Wagner und Wegner waren bereits bei der Anhörung im Februar als Expert*innen der SPD geladen. Diese zeigt sich gegenüber »nd« erfreut über die Initiative des Mieterbunds. »Wenn einzelne schwarze Schafe unter den Vermieterinnen und Vermietern Wuchermieten verlangen, dann müssen sie derzeit im schlimmsten Fall nur den überhöhten Teil der Miete zurückzahlen. Wer Wuchermieten verlangt, sollte künftig mit einem saftigen Ordnungsgeld rechnen müssen«, so Zanda Martens, mietenpolitische Expertin der SPD. Ihre Allegorie der »schwarzen Schafe« ist eine wiederkehrende Formulierung in der Debatte. Selbst der Bundesverband deutscher Wohnungs- und Immobilienunternehmer sprach in der Anhörung im Februar davon.
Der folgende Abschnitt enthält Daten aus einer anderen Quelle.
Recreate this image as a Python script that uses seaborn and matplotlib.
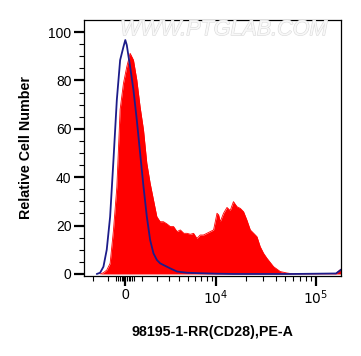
import numpy as np
import pandas as pd
import seaborn as sns
import matplotlib.pyplot as plt
import matplotlib.patheffects as pe

# sample (CD28 stained) histogram, red fill
red_x = [-1520, -1300, -1090, -880, -680, -480, -288, -96, 96, 288, 483, 680, 880,
         1090, 1300, 1520, 1750, 1990, 2240, 2500, 2790, 3090, 3400, 3750, 4100,
         4500, 4900, 5330, 5780, 6280, 6810, 7370, 8000, 8670, 9400, 10200, 10600,
         11000, 11900, 12900, 13900, 15000, 16300, 17600, 19000, 20500, 22200,
         24000, 25900, 27900, 30200, 32600, 38000, 44300, 51700, 60300, 100000,
         160000, 170000, 180000]
red_y = [0, 0.5, 1.6, 4.4, 18, 36, 68, 78.8, 85.7, 91.2, 88.4, 80.2, 69,
         59.5, 45.8, 37.5, 30.6, 23.7, 21.6, 21.6, 20.7, 19.6, 19.6, 17.5, 18.2,
         16.8, 16.8, 16.4, 16.8, 14.7, 16.1, 16.1, 16.8, 17.5, 18.2, 25.1, 24.4,
         21.6, 25.1, 27.5, 26.2, 29.9, 27.8, 27.1, 25.7, 22.3, 18.2,
         16.8, 15.4, 11.3, 8.5, 6.5, 3.0, 1.0, 0.4, 0, 0,
         0.2, 1.2, 2.0]

# isotype control histogram, blue line
ctrl_x = [-1750, -1520, -1300, -1090, -880, -680, -480, -288, -96, 10, 96, 193,
          288, 483, 680, 880, 1090, 1300, 1520, 1750, 1990, 2240, 2500, 2790,
          3090, 3750, 4900, 6810, 10200, 15000, 60000, 160000, 170000, 180000]
ctrl_y = [0, 0.5, 3, 10, 23.7, 47, 72, 88.4, 93.9, 96.7, 94.6, 90,
          85.7, 76, 63.6, 49.9, 36, 23.7, 14, 8.5, 5.8, 4.4, 3.7, 3.0,
          2.3, 1.0, 0.5, 0.3, 0.1, 0, 0, 0.2, 1.0, 1.8]

xticks = [0, 10000, 100000]
xticklabels = ["0", "$10^4$", "$10^5$"]
yticks = [0, 20, 40, 60, 80, 100]

sample = pd.DataFrame({"x": red_x, "y": red_y})
control = pd.DataFrame({"x": ctrl_x, "y": ctrl_y})

sns.set_style("ticks")
plt.rcParams['font.family'] = ['Liberation Sans', 'DejaVu Sans']
plt.rcParams['text.color'] = 'black'
plt.rcParams['axes.labelcolor'] = 'black'

fig = plt.figure(figsize=(3.61, 3.56), dpi=100)
ax = fig.add_axes([0.233, 0.225, 0.712, 0.719])

ax.fill_between(sample.x, sample.y, 0, color="#ff0000", lw=0)
sns.lineplot(data=sample, x="x", y="y", ax=ax, color="#ff0000", lw=0.6, sort=False)
sns.lineplot(data=control, x="x", y="y", ax=ax, color="#1c1c8a", lw=1.3, sort=False)

ax.set_xscale("asinh", linear_width=2500)
ax.set_xlim(-2725, 180000)
ax.set_ylim(-0.8, 105)

ax.set_xticks(xticks)
ax.set_xticklabels(xticklabels)
minor_x = ([-2000, -1000] + list(range(-500, 501, 100)) + list(range(1000, 10000, 1000))
           + list(range(20000, 100000, 10000)))
ax.set_xticks(minor_x, minor=True)
ax.set_yticks(yticks)
ax.set_yticks(np.arange(0, 105, 5), minor=True)

ax.tick_params(axis="both", which="major", length=7, width=1.6, labelsize=10, pad=2,
               colors="black", labelcolor="black")
ax.tick_params(axis="both", which="minor", length=3.5, width=0.8, colors="black")

for s in ax.spines.values():
    s.set_color("black")
    s.set_linewidth(0.9)

ax.set_xlabel("98195-1-RR(CD28),PE-A", fontsize=10.3, fontweight="bold", labelpad=13)
ax.set_ylabel("Relative Cell Number", fontsize=10.3, fontweight="bold", labelpad=11)

ax.text(0.14, 0.962, "WWW.PTGLAB.COM", transform=ax.transAxes, fontsize=15.5,
        color="#f8f8f8", style="italic", ha="left", va="center",
        path_effects=[pe.withStroke(linewidth=0.8, foreground="#dadada")])

fig.savefig("out.png", dpi=100)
Gibt es also doch einen Minimalkonsens?

»Insgesamt gesehen haben wir hier keine parteipolitische Couleur-Frage«, sagt Lukas Siebenkotten, Präsident des Deutschen Mieterbundes. Er hofft deswegen weiterhin auf eine Verschärfung des Wucherparagrafen. Der Mieterbund habe kein Interesse daran, möglichst viele Bußgelder zu vergeben, beteuert er. »Wir wollen, dass sich Vermieter an Gesetze halten.« In Regierungskreisen geht man zurzeit dennoch nicht davon aus, dass eine Verschärfung mit der FDP zu machen ist. Auch das Justizministerium sagte »nd«, keine Änderung von Paragraf 5 zu planen.